By [Your Name/TradeFutures Expert Team]

Welcome to the complex, yet fascinating, world of cryptocurrency trading. For beginners entering the arenas of spot markets and, particularly, the leveraged environment of futures trading, technical analysis and risk management often take center stage. However, the most formidable opponent you will face is not the market itself, but the psychology within your own mind. One of the most pervasive and dangerous cognitive biases beginners encounter is the Anchor Effect, or the tendency to rely too heavily on the first piece of information offered (the "anchor") when making decisions, even if that information is irrelevant.

In trading, this anchor is almost always a previous price point—a high, a low, or the price at which you entered the trade. Understanding and neutralizing this psychological trap is crucial for developing the discipline required to survive and thrive in volatile crypto markets.

What is the Anchor Effect in Trading?

The Anchor Effect, first documented by psychologists Amos Tversky and Daniel Kahneman, demonstrates that human judgment is disproportionately influenced by initial reference points.

In the context of crypto trading, the anchor is often:

  • **The All-Time High (ATH):** A trader sees Bitcoin at \$69,000 two years ago and cannot emotionally value it fairly at \$30,000 today, viewing the lower price as an immediate, guaranteed "buy."
  • **The Entry Price:** If you bought Ethereum at \$3,500 and it drops to \$3,000, your focus shifts entirely to when it will return to your \$3,500 entry point, rather than objectively assessing the current market structure.
  • **A Recent Significant Swing:** A sharp, rapid drop from \$40,000 to \$35,000 can make \$35,000 feel like an impossibly low floor, even if fundamental analysis suggests a move toward \$30,000 is probable.

This anchoring leads to irrational decision-making, clouding your ability to execute a pre-defined trading plan.

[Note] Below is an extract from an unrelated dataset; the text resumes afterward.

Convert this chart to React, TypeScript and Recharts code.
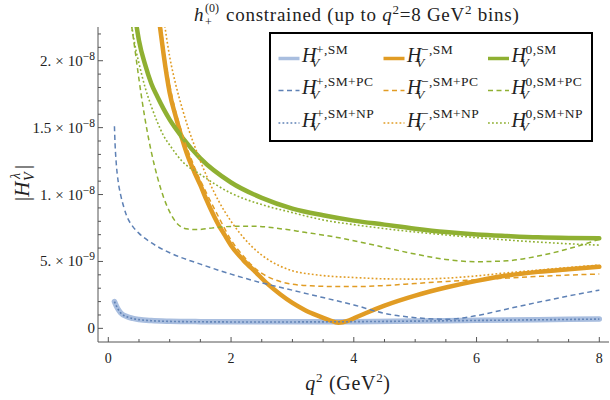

The Psychological Pitfalls Fueled by Anchoring

The Anchor Effect rarely acts alone. It often exacerbates other common psychological pitfalls, leading novice traders down the path of significant losses.

1. Fear of Missing Out (FOMO) Driven by Historical Anchors

FOMO is the anxiety that an exciting or profitable event is happening elsewhere, or that you are missing out on a massive gain. When anchored to a past high, FOMO manifests as an urgent need to buy near the top, based on the belief that the previous peak is inevitable and imminent.

  • Scenario Example (Spot Trading):*

A new trader watches Dogecoin surge 50% in a week. They remember it hitting \$0.70 during the last bull run. Even though current market momentum is slowing and valuations are stretched, the \$0.70 anchor compels them to buy aggressively at \$0.25, fearing they will miss the return to the old high. This often results in buying at the local top, only to watch the price consolidate or reverse.

2. Panic Selling Anchored to Entry Price

This is perhaps the most common manifestation of anchoring, particularly prevalent when leverage is involved in futures trading. When the market moves against a position, the trader is anchored to the price they paid (or the liquidation price in futures).

  • Scenario Example (Futures Trading):*

A trader opens a long position on BTC futures at \$40,000 with 5x leverage. The market drops to \$38,000. Instead of objectively assessing stop-loss levels based on volatility or support/resistance, the trader’s sole focus is the \$40,000 entry. They refuse to accept the loss, believing the price *must* return to \$40,000 because that is their reference point. This refusal to cut losses leads them to either: a) Move their stop-loss further away, increasing risk exposure. b) Hold past the point of technical invalidation, eventually facing margin calls or liquidation.

The anchor prevents them from acknowledging that the market structure has changed, and the next logical support level might be \$36,000, not \$40,000.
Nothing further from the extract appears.